[Problem to solve]: Please output every line of the material as it stands, without the pictures.

[Recorded data]:
+ + + + + + +

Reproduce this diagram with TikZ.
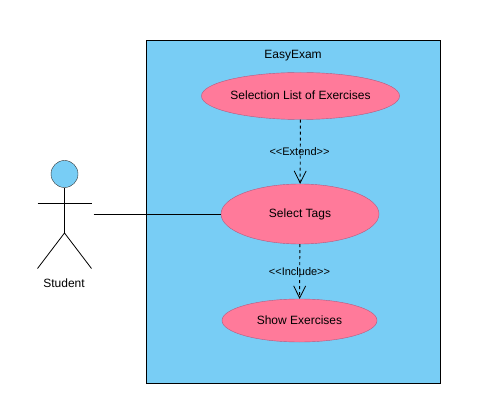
\documentclass[tikz,border=0pt]{standalone}
\usepackage{fontspec}
\setmainfont{Liberation Sans}
\usepackage{tikz}
\usetikzlibrary{shapes.geometric, arrows.meta}
\definecolor{skyfill}{HTML}{78CDF5}
\definecolor{rosefill}{HTML}{FF7A9A}
\definecolor{roseline}{HTML}{B45A80}
\tikzset{
    usecase/.style={draw=roseline, ellipse, fill=rosefill, inner sep=0pt, text height=8.6pt, text depth=0.6pt, font=\fontsize{12}{14}\selectfont},
    relation/.style={font=\fontsize{11}{13}\selectfont},
    dep/.style={dashed, dash pattern=on 3pt off 3pt, line width=0.9pt, -{Straight Barb[length=12pt, width=12pt, line width=0.8pt]}, shorten >=0pt},
    limb/.style={line width=0.8pt}
}

\begin{document}
\begin{tikzpicture}[x=1pt, y=-1pt]
\useasboundingbox (0,0) rectangle (494,411);
\node[draw, line width=0.9pt, fill=skyfill, minimum width=294pt, minimum height=343pt, inner sep=0pt] (sys) at (293.5,211.5) {};
\node[font=\fontsize{12}{14}\selectfont] (title) at (293,55.5) {EasyExam};
\node[usecase, minimum width=195pt, minimum height=47pt] (sel) at (300.5,96) {Selection List of Exercises};
\node[usecase, minimum width=158pt, minimum height=60pt] (tags) at (300,214) {Select Tags};
\node[usecase, minimum width=155pt, minimum height=43pt] (show) at (299.5,320.5) {Show Exercises};
% actor
\node[draw=black!80, circle, fill=skyfill, minimum size=27pt, inner sep=0pt] (head) at (64.5,174) {};
\coordinate (hip) at (64.5,233);
\coordinate (armL) at (37.5,203);
\coordinate (armR) at (91.5,203);
\coordinate (footL) at (37.5,268.5);
\coordinate (footR) at (91.5,268.5);
\coordinate (hand) at (93.5,214);
\node[font=\fontsize{12}{14}\selectfont] (student) at (64,283) {Student};
\draw[limb] (head) -- (hip);
\draw[limb] (armL) -- (armR);
\draw[limb] (footL) -- (hip) -- (footR);
\draw[limb] (hand) -- (tags);
\draw[dep] (sel) -- (tags);
\draw[dep] (tags) -- (show);
\node[relation] (extend) at (299.5,151.5) {<{}<Extend>{}>};
\node[relation] (include) at (299.5,272) {<{}<Include>{}>};
\end{tikzpicture}
\end{document}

+ + + + + + +

[Worked answer]:
Reproduce this diagram with TikZ.
\documentclass[tikz,border=0pt]{standalone}
\usepackage{fontspec}
\setmainfont{Liberation Sans}
\usepackage{tikz}
\usetikzlibrary{shapes.geometric, arrows.meta}
\definecolor{skyfill}{HTML}{78CDF5}
\definecolor{rosefill}{HTML}{FF7A9A}
\definecolor{roseline}{HTML}{B45A80}
\tikzset{
    usecase/.style={draw=roseline, ellipse, fill=rosefill, inner sep=0pt, text height=8.6pt, text depth=0.6pt, font=\fontsize{12}{14}\selectfont},
    relation/.style={font=\fontsize{11}{13}\selectfont},
    dep/.style={dashed, dash pattern=on 3pt off 3pt, line width=0.9pt, -{Straight Barb[length=12pt, width=12pt, line width=0.8pt]}, shorten >=0pt},
    limb/.style={line width=0.8pt}
}

\begin{document}
\begin{tikzpicture}[x=1pt, y=-1pt]
\useasboundingbox (0,0) rectangle (494,411);
\node[draw, line width=0.9pt, fill=skyfill, minimum width=294pt, minimum height=343pt, inner sep=0pt] (sys) at (293.5,211.5) {};
\node[font=\fontsize{12}{14}\selectfont] (title) at (293,55.5) {EasyExam};
\node[usecase, minimum width=195pt, minimum height=47pt] (sel) at (300.5,96) {Selection List of Exercises};
\node[usecase, minimum width=158pt, minimum height=60pt] (tags) at (300,214) {Select Tags};
\node[usecase, minimum width=155pt, minimum height=43pt] (show) at (299.5,320.5) {Show Exercises};
% actor
\node[draw=black!80, circle, fill=skyfill, minimum size=27pt, inner sep=0pt] (head) at (64.5,174) {};
\coordinate (hip) at (64.5,233);
\coordinate (armL) at (37.5,203);
\coordinate (armR) at (91.5,203);
\coordinate (footL) at (37.5,268.5);
\coordinate (footR) at (91.5,268.5);
\coordinate (hand) at (93.5,214);
\node[font=\fontsize{12}{14}\selectfont] (student) at (64,283) {Student};
\draw[limb] (head) -- (hip);
\draw[limb] (armL) -- (armR);
\draw[limb] (footL) -- (hip) -- (footR);
\draw[limb] (hand) -- (tags);
\draw[dep] (sel) -- (tags);
\draw[dep] (tags) -- (show);
\node[relation] (extend) at (299.5,151.5) {<{}<Extend>{}>};
\node[relation] (include) at (299.5,272) {<{}<Include>{}>};
\end{tikzpicture}
\end{document}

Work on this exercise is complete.